**Material:**
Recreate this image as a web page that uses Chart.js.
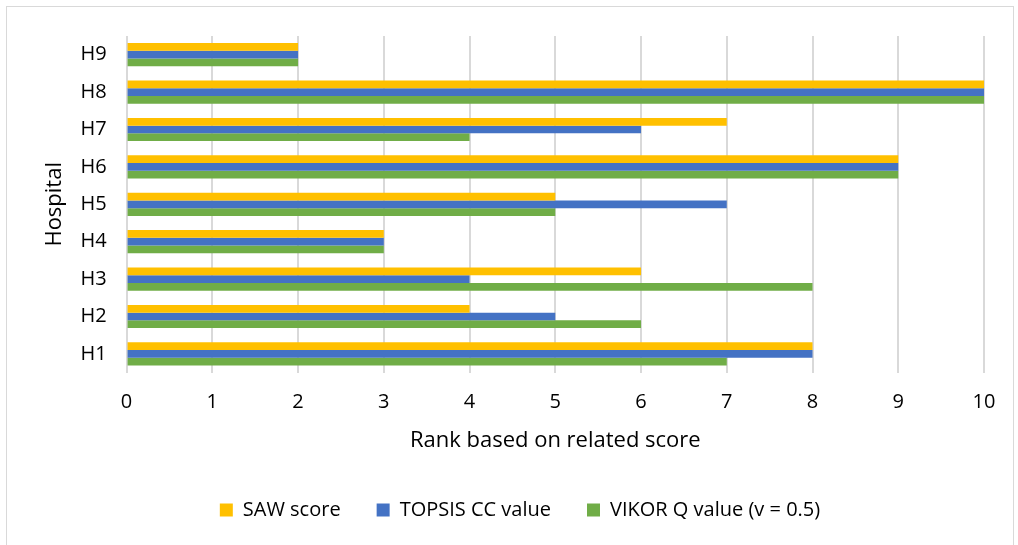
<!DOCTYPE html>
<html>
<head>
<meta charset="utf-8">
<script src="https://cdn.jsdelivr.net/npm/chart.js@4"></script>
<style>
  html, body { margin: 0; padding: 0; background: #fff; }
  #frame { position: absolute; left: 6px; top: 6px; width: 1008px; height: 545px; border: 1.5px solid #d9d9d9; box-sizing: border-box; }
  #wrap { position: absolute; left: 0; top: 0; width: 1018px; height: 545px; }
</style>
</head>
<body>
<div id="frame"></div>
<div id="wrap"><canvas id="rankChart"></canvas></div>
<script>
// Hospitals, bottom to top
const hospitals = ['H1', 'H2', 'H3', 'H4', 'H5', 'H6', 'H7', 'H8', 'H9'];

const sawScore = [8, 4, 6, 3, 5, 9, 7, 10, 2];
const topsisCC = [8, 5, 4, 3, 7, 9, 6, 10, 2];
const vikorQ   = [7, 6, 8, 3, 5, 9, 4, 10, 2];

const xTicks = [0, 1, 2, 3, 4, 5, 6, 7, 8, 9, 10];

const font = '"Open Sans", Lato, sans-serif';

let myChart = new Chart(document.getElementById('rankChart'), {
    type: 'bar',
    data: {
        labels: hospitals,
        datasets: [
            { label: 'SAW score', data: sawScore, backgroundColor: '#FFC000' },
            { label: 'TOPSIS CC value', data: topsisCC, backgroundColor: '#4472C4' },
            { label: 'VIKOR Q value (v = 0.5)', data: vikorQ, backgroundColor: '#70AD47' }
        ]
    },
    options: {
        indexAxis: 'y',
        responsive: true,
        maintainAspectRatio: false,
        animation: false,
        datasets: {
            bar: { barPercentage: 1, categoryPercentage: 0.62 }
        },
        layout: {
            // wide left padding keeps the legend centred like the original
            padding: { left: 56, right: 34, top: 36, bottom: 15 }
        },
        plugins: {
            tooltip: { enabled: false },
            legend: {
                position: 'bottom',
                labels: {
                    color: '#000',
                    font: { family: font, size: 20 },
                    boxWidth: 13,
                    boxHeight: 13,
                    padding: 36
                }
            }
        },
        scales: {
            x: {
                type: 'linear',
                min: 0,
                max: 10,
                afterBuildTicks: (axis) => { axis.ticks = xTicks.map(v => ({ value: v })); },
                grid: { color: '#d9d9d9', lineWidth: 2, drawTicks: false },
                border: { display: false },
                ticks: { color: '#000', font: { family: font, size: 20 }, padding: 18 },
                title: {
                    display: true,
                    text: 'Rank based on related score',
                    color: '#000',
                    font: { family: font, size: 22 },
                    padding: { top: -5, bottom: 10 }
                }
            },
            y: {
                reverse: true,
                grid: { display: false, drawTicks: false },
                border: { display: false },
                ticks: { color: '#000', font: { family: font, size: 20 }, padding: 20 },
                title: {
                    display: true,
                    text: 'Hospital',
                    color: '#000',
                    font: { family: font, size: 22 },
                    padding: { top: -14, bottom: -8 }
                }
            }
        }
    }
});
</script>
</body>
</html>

**Do this:** Output an exact copy of the material, with the pictures removed.

**Written reply:**
Recreate this image as a web page that uses Chart.js.
<!DOCTYPE html>
<html>
<head>
<meta charset="utf-8">
<script src="https://cdn.jsdelivr.net/npm/chart.js@4"></script>
<style>
  html, body { margin: 0; padding: 0; background: #fff; }
  #frame { position: absolute; left: 6px; top: 6px; width: 1008px; height: 545px; border: 1.5px solid #d9d9d9; box-sizing: border-box; }
  #wrap { position: absolute; left: 0; top: 0; width: 1018px; height: 545px; }
</style>
</head>
<body>
<div id="frame"></div>
<div id="wrap"><canvas id="rankChart"></canvas></div>
<script>
// Hospitals, bottom to top
const hospitals = ['H1', 'H2', 'H3', 'H4', 'H5', 'H6', 'H7', 'H8', 'H9'];

const sawScore = [8, 4, 6, 3, 5, 9, 7, 10, 2];
const topsisCC = [8, 5, 4, 3, 7, 9, 6, 10, 2];
const vikorQ   = [7, 6, 8, 3, 5, 9, 4, 10, 2];

const xTicks = [0, 1, 2, 3, 4, 5, 6, 7, 8, 9, 10];

const font = '"Open Sans", Lato, sans-serif';

let myChart = new Chart(document.getElementById('rankChart'), {
    type: 'bar',
    data: {
        labels: hospitals,
        datasets: [
            { label: 'SAW score', data: sawScore, backgroundColor: '#FFC000' },
            { label: 'TOPSIS CC value', data: topsisCC, backgroundColor: '#4472C4' },
            { label: 'VIKOR Q value (v = 0.5)', data: vikorQ, backgroundColor: '#70AD47' }
        ]
    },
    options: {
        indexAxis: 'y',
        responsive: true,
        maintainAspectRatio: false,
        animation: false,
        datasets: {
            bar: { barPercentage: 1, categoryPercentage: 0.62 }
        },
        layout: {
            // wide left padding keeps the legend centred like the original
            padding: { left: 56, right: 34, top: 36, bottom: 15 }
        },
        plugins: {
            tooltip: { enabled: false },
            legend: {
                position: 'bottom',
                labels: {
                    color: '#000',
                    font: { family: font, size: 20 },
                    boxWidth: 13,
                    boxHeight: 13,
                    padding: 36
                }
            }
        },
        scales: {
            x: {
                type: 'linear',
                min: 0,
                max: 10,
                afterBuildTicks: (axis) => { axis.ticks = xTicks.map(v => ({ value: v })); },
                grid: { color: '#d9d9d9', lineWidth: 2, drawTicks: false },
                border: { display: false },
                ticks: { color: '#000', font: { family: font, size: 20 }, padding: 18 },
                title: {
                    display: true,
                    text: 'Rank based on related score',
                    color: '#000',
                    font: { family: font, size: 22 },
                    padding: { top: -5, bottom: 10 }
                }
            },
            y: {
                reverse: true,
                grid: { display: false, drawTicks: false },
                border: { display: false },
                ticks: { color: '#000', font: { family: font, size: 20 }, padding: 20 },
                title: {
                    display: true,
                    text: 'Hospital',
                    color: '#000',
                    font: { family: font, size: 22 },
                    padding: { top: -14, bottom: -8 }
                }
            }
        }
    }
});
</script>
</body>
</html>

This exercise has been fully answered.